WHAT IS EXPECTED >> From the first line of the listing below to the line with "side = '#46722B'", print each line exactly, and nothing more. Leave out the pictures.

** START **

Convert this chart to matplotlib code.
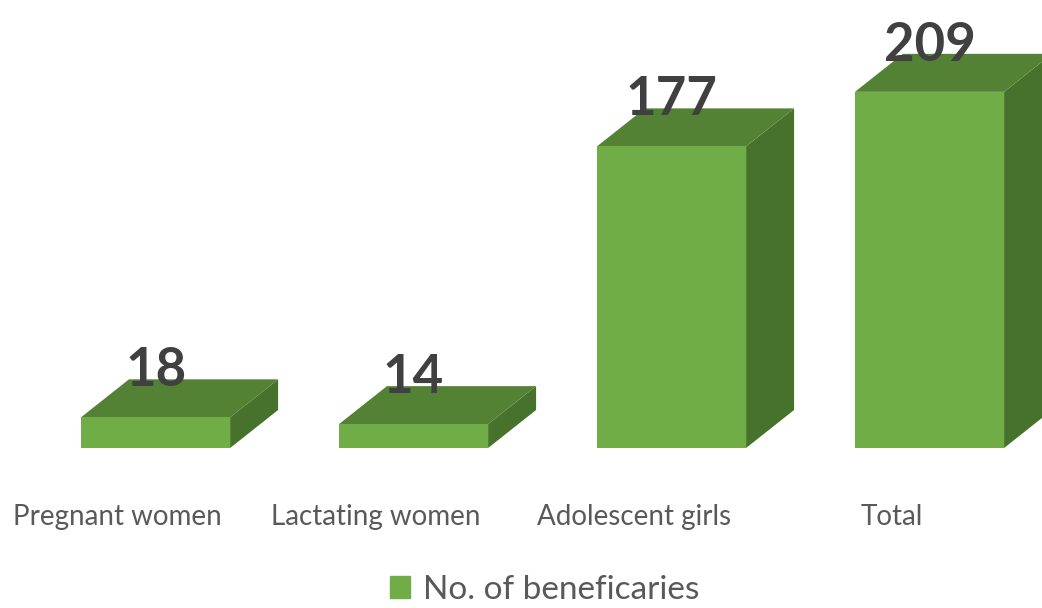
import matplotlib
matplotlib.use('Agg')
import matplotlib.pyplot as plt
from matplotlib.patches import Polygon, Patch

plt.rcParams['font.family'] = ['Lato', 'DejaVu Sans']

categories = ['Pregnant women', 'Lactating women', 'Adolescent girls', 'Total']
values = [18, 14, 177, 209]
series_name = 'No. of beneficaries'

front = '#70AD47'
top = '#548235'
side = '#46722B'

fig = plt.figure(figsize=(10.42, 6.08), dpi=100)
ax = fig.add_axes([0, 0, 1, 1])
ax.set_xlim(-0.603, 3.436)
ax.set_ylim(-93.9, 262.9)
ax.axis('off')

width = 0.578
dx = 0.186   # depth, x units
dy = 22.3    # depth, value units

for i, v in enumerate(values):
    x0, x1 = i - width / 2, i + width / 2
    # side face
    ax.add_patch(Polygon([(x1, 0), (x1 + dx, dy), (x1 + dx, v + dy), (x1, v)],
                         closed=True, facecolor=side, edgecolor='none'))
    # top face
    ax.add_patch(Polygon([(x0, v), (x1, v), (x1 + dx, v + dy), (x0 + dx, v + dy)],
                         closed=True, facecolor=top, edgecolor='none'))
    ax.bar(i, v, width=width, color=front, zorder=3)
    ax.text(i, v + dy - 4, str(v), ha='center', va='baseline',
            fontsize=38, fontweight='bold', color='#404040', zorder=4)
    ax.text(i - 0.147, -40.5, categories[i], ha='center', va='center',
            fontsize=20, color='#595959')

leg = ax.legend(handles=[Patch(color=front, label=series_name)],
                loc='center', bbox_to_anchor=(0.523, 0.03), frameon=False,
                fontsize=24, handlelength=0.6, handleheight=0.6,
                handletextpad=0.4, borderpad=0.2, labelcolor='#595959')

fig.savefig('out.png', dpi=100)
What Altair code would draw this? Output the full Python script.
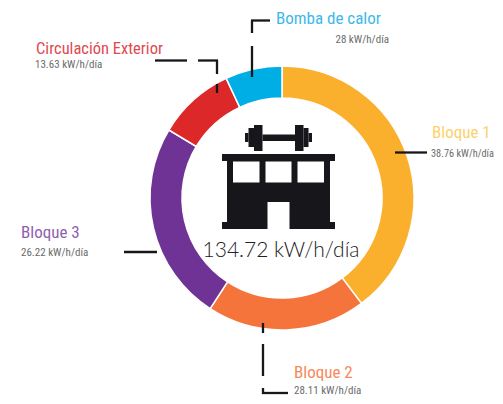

** END **

THE COMPLETED TASK >>
Convert this chart to matplotlib code.
import matplotlib
matplotlib.use('Agg')
import matplotlib.pyplot as plt
from matplotlib.patches import Polygon, Patch

plt.rcParams['font.family'] = ['Lato', 'DejaVu Sans']

categories = ['Pregnant women', 'Lactating women', 'Adolescent girls', 'Total']
values = [18, 14, 177, 209]
series_name = 'No. of beneficaries'

front = '#70AD47'
top = '#548235'
side = '#46722B'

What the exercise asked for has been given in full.